橋本治「橋本治という行き方 WHAT A WAY TO GO! (朝日文庫 は 27-1)」

この人も大好きな物書きの一人。全く偉そうでないところがまたいい。
もともと絵描きであった著者の文章は、いつもくねくねしている。心の持ちようがとても自由な人で、自分で考えたことに行き着く過程を含めて全て文章にしてしまうからだ。読者は、いつも彼のくねくねした、本人ですら「くたびれる」と言うような思考回路に付き合わされ、一緒に考えさせられることになる。
著者は自身を料理人に例えているところがあるが、料理人でいうなら、まさに即興でマグロをさばいて一品のオリジナル料理にしてしまう豪腕のコックのような人である。厨房にこもるなんてことはなく、汗かき腕を振るって格闘するその料理の様子はいつも丸見えなのだ。そしてそれが著者の文章を読む最大の魅力である。本書でも、作家論や批評論、自分に関しての話に至るまで、その本領がいやというほど発揮される。

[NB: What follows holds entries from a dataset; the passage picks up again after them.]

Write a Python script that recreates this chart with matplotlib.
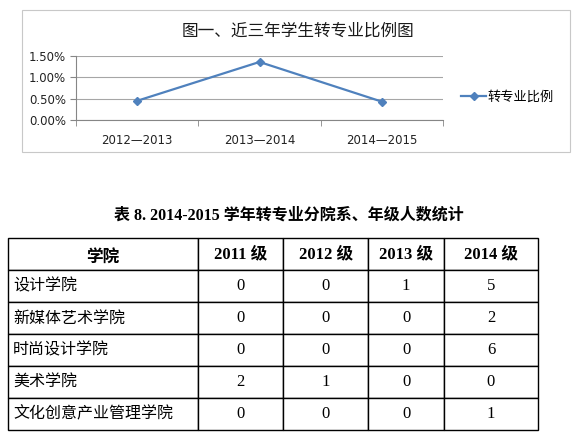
import matplotlib.pyplot as plt
from matplotlib.patches import Rectangle
from matplotlib.ticker import PercentFormatter, FixedLocator

# line chart data (percent)
years = ["2012—2013", "2013—2014", "2014—2015"]
ratio = [0.45, 1.36, 0.43]
series_name = "转专业比例"
chart_title = "图一、近三年学生转专业比例图"

# table data
table_title = "表 8. 2014-2015 学年转专业分院系、年级人数统计"
col_labels = ["学院", "2011 级", "2012 级", "2013 级", "2014 级"]
colleges = ["设计学院", "新媒体艺术学院", "时尚设计学院", "美术学院", "文化创意产业管理学院"]
g2011 = [0, 0, 0, 2, 0]
g2012 = [0, 0, 0, 1, 0]
g2013 = [1, 0, 0, 0, 0]
g2014 = [5, 2, 6, 0, 1]

W, H = 583, 436
cjk = ["Noto Sans CJK SC", "DejaVu Sans"]
serif = ["Liberation Serif", "Noto Sans CJK SC"]
blue = "#4F81BD"

fig = plt.figure(figsize=(W / 100, H / 100), dpi=100)


def fx(x):
    return x / W


def fy(y):
    return 1 - y / H


# chart frame
fig.patches.append(Rectangle((fx(22), fy(152)), fx(570) - fx(22), fy(10) - fy(152),
                             transform=fig.transFigure, fill=False,
                             edgecolor="#C8C8C8", linewidth=0.8))
fig.text(fx(298), fy(31), chart_title, family=cjk, fontsize=12,
         ha="center", va="center", color="#1a1a1a")

ax = fig.add_axes([fx(76), fy(120), fx(443) - fx(76), fy(56) - fy(120)])
x = list(range(len(years)))
ax.plot(x, ratio, color=blue, linewidth=1.6, marker="D", markersize=4,
        label=series_name)
ax.set_xlim(-0.5, len(years) - 0.5)
ax.set_ylim(0, 1.5)
ax.set_yticks([0, 0.5, 1.0, 1.5])
ax.yaxis.set_major_formatter(PercentFormatter(xmax=100, decimals=2))
ax.set_xticks(x)
ax.set_xticklabels(years)
ax.xaxis.set_minor_locator(FixedLocator([i - 0.5 for i in range(len(years) + 1)]))
ax.tick_params(axis="x", which="major", length=0, pad=10, labelsize=8.5, colors="#222222")
ax.tick_params(axis="x", which="minor", length=4, color="#868686", direction="out")
ax.tick_params(axis="y", length=4, labelsize=8.5, pad=3, colors="#868686", labelcolor="#222222")
ax.grid(axis="y", color="#A6A6A6", linewidth=0.8)
for s in ["top", "right"]:
    ax.spines[s].set_visible(False)
ax.spines["left"].set_color("#868686")
ax.spines["bottom"].set_color("#868686")
ax.set_axisbelow(True)

fig.legend(loc="center left", bbox_to_anchor=(fx(461), fy(97)), frameon=False,
           prop={"family": cjk, "size": 9.5}, borderpad=0, borderaxespad=0,
           handlelength=1.9, handletextpad=0.1)

# table
fig.text(fx(289), fy(216), table_title, family=serif, fontsize=11.5, fontweight="bold",
         ha="center", va="center")

tax = fig.add_axes([0, 0, 1, 1])
tax.set_axis_off()
rows = [[c, a, b, d, e] for c, a, b, d, e in zip(colleges, g2011, g2012, g2013, g2014)]
edges = [7.5, 197.6, 282.8, 368.4, 443.9, 538]
widths = [edges[i + 1] - edges[i] for i in range(len(edges) - 1)]
tbl = tax.table(cellText=[[str(v) for v in r] for r in rows],
                colLabels=[""] + col_labels[1:],
                cellLoc="center", colLoc="center",
                colWidths=[w / sum(widths) for w in widths],
                bbox=[fx(7.5), fy(430), fx(538) - fx(7.5), fy(238) - fy(430)])
tbl.auto_set_font_size(False)
for (r, c), cell in tbl.get_celld().items():
    cell.set_linewidth(1.0)
    cell.set_edgecolor("black")
    t = cell.get_text()
    if r == 0:
        t.set_fontfamily(serif)
        t.set_fontweight("bold")
        t.set_fontsize(12)
    elif c == 0:
        cell.PAD = 0.03
        t.set_ha("left")
        cell._loc = "left"
        t.set_fontfamily(cjk)
        t.set_fontsize(11.5)
    else:
        t.set_fontfamily(serif)
        t.set_fontsize(12)

# first header cell text, placed by hand so it sits level with the others
fig.text(fx((edges[0] + edges[1]) / 2), fy(257.5), col_labels[0], family=cjk,
         fontsize=12, fontweight="bold", ha="center", va="center")

fig.savefig("out.png", dpi=100)
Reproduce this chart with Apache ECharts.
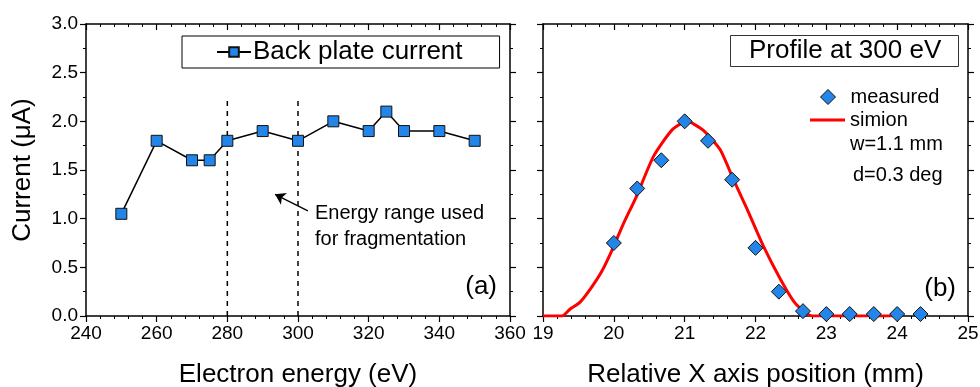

ものを知っているとか計算ができるとか、そういうカテゴリーに収まらない頭の良さを著者の文章を読んでいるといつも思い知らされる。批評が全て個人攻撃のバッシングになってしまう傾向がますますエスカレートする今日に読むと、バッシングと批評に関する文章の先見性などは驚くほどだ。
いやはや、いつもながら楽しんで読ませてくれる。